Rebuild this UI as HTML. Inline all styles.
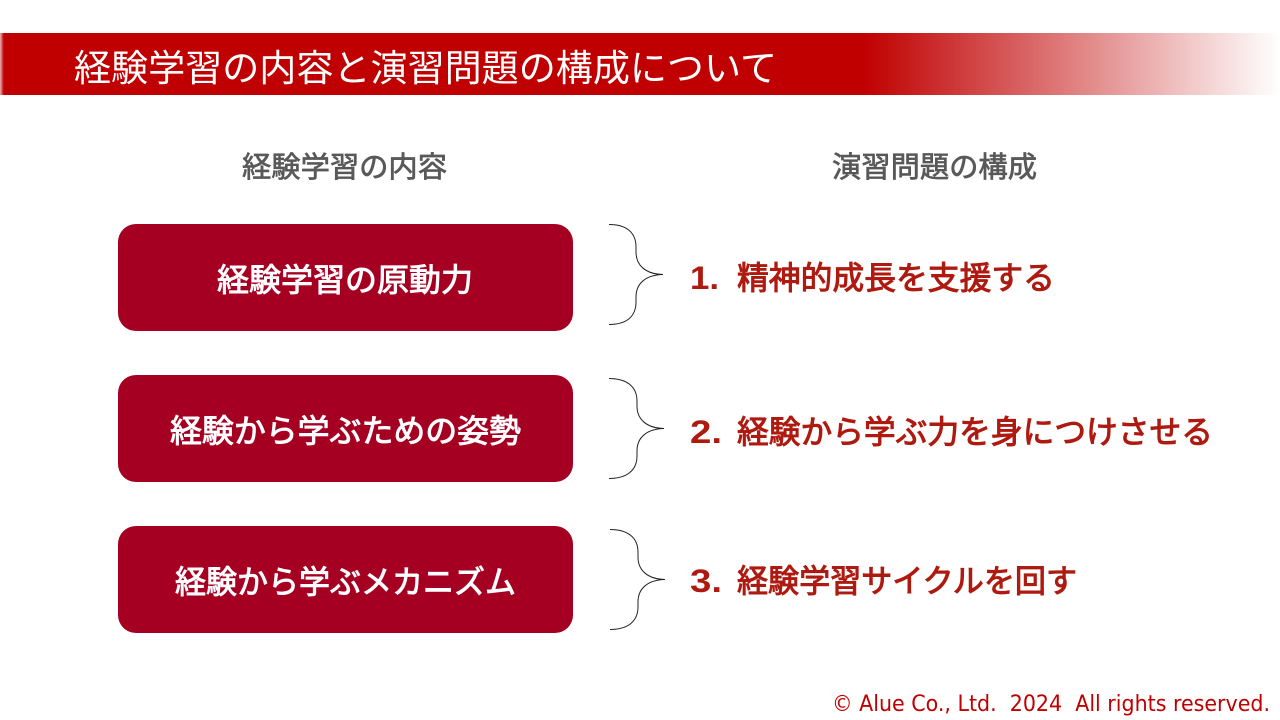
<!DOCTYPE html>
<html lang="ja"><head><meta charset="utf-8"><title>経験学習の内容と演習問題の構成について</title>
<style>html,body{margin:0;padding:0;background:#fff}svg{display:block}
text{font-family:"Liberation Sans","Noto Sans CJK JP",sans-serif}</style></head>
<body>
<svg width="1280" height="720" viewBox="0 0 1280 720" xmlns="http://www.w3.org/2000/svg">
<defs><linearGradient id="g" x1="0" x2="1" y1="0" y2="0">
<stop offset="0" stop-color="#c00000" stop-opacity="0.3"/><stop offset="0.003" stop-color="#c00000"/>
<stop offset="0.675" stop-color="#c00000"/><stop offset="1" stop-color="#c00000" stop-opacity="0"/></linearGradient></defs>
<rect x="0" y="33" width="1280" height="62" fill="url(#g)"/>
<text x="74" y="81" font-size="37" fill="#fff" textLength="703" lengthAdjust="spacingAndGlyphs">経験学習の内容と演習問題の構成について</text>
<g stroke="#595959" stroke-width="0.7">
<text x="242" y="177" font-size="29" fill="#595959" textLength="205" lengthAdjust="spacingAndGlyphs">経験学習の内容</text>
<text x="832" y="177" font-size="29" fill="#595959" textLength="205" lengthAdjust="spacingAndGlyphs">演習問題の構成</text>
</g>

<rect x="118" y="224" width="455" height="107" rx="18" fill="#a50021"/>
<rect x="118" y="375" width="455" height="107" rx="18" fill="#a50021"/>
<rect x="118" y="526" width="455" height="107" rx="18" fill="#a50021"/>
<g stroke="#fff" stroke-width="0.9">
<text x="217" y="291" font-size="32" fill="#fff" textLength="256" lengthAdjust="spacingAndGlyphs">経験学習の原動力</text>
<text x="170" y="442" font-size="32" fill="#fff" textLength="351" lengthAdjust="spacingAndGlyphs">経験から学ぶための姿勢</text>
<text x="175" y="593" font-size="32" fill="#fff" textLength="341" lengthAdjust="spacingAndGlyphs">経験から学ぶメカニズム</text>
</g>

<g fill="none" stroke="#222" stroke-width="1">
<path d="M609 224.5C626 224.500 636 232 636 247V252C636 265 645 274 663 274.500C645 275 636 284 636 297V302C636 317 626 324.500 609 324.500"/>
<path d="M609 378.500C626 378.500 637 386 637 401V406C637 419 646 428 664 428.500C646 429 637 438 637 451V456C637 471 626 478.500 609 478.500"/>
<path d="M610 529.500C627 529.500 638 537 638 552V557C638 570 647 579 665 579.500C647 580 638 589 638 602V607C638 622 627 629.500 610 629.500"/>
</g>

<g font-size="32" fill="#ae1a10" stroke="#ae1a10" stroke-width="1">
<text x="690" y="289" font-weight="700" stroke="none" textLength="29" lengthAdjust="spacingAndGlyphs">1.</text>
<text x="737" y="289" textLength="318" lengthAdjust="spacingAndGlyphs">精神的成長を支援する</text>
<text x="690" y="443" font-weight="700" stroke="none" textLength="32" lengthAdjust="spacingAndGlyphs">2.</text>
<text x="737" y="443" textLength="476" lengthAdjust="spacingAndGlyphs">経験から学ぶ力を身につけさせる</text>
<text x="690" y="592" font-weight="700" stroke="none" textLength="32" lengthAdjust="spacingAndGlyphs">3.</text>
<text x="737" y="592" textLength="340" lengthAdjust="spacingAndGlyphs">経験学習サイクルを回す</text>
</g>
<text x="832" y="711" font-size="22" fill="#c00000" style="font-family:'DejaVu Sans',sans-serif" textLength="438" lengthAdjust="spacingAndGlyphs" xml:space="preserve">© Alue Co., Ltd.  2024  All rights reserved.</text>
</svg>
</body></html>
--------------------
• **Work to complete**: Your copy of the data should match it exactly, except that pictures are left out.

• **Answer in full**:
Rebuild this UI as HTML. Inline all styles.
<!DOCTYPE html>
<html lang="ja"><head><meta charset="utf-8"><title>経験学習の内容と演習問題の構成について</title>
<style>html,body{margin:0;padding:0;background:#fff}svg{display:block}
text{font-family:"Liberation Sans","Noto Sans CJK JP",sans-serif}</style></head>
<body>
<svg width="1280" height="720" viewBox="0 0 1280 720" xmlns="http://www.w3.org/2000/svg">
<defs><linearGradient id="g" x1="0" x2="1" y1="0" y2="0">
<stop offset="0" stop-color="#c00000" stop-opacity="0.3"/><stop offset="0.003" stop-color="#c00000"/>
<stop offset="0.675" stop-color="#c00000"/><stop offset="1" stop-color="#c00000" stop-opacity="0"/></linearGradient></defs>
<rect x="0" y="33" width="1280" height="62" fill="url(#g)"/>
<text x="74" y="81" font-size="37" fill="#fff" textLength="703" lengthAdjust="spacingAndGlyphs">経験学習の内容と演習問題の構成について</text>
<g stroke="#595959" stroke-width="0.7">
<text x="242" y="177" font-size="29" fill="#595959" textLength="205" lengthAdjust="spacingAndGlyphs">経験学習の内容</text>
<text x="832" y="177" font-size="29" fill="#595959" textLength="205" lengthAdjust="spacingAndGlyphs">演習問題の構成</text>
</g>

<rect x="118" y="224" width="455" height="107" rx="18" fill="#a50021"/>
<rect x="118" y="375" width="455" height="107" rx="18" fill="#a50021"/>
<rect x="118" y="526" width="455" height="107" rx="18" fill="#a50021"/>
<g stroke="#fff" stroke-width="0.9">
<text x="217" y="291" font-size="32" fill="#fff" textLength="256" lengthAdjust="spacingAndGlyphs">経験学習の原動力</text>
<text x="170" y="442" font-size="32" fill="#fff" textLength="351" lengthAdjust="spacingAndGlyphs">経験から学ぶための姿勢</text>
<text x="175" y="593" font-size="32" fill="#fff" textLength="341" lengthAdjust="spacingAndGlyphs">経験から学ぶメカニズム</text>
</g>

<g fill="none" stroke="#222" stroke-width="1">
<path d="M609 224.5C626 224.500 636 232 636 247V252C636 265 645 274 663 274.500C645 275 636 284 636 297V302C636 317 626 324.500 609 324.500"/>
<path d="M609 378.500C626 378.500 637 386 637 401V406C637 419 646 428 664 428.500C646 429 637 438 637 451V456C637 471 626 478.500 609 478.500"/>
<path d="M610 529.500C627 529.500 638 537 638 552V557C638 570 647 579 665 579.500C647 580 638 589 638 602V607C638 622 627 629.500 610 629.500"/>
</g>

<g font-size="32" fill="#ae1a10" stroke="#ae1a10" stroke-width="1">
<text x="690" y="289" font-weight="700" stroke="none" textLength="29" lengthAdjust="spacingAndGlyphs">1.</text>
<text x="737" y="289" textLength="318" lengthAdjust="spacingAndGlyphs">精神的成長を支援する</text>
<text x="690" y="443" font-weight="700" stroke="none" textLength="32" lengthAdjust="spacingAndGlyphs">2.</text>
<text x="737" y="443" textLength="476" lengthAdjust="spacingAndGlyphs">経験から学ぶ力を身につけさせる</text>
<text x="690" y="592" font-weight="700" stroke="none" textLength="32" lengthAdjust="spacingAndGlyphs">3.</text>
<text x="737" y="592" textLength="340" lengthAdjust="spacingAndGlyphs">経験学習サイクルを回す</text>
</g>
<text x="832" y="711" font-size="22" fill="#c00000" style="font-family:'DejaVu Sans',sans-serif" textLength="438" lengthAdjust="spacingAndGlyphs" xml:space="preserve">© Alue Co., Ltd.  2024  All rights reserved.</text>
</svg>
</body></html>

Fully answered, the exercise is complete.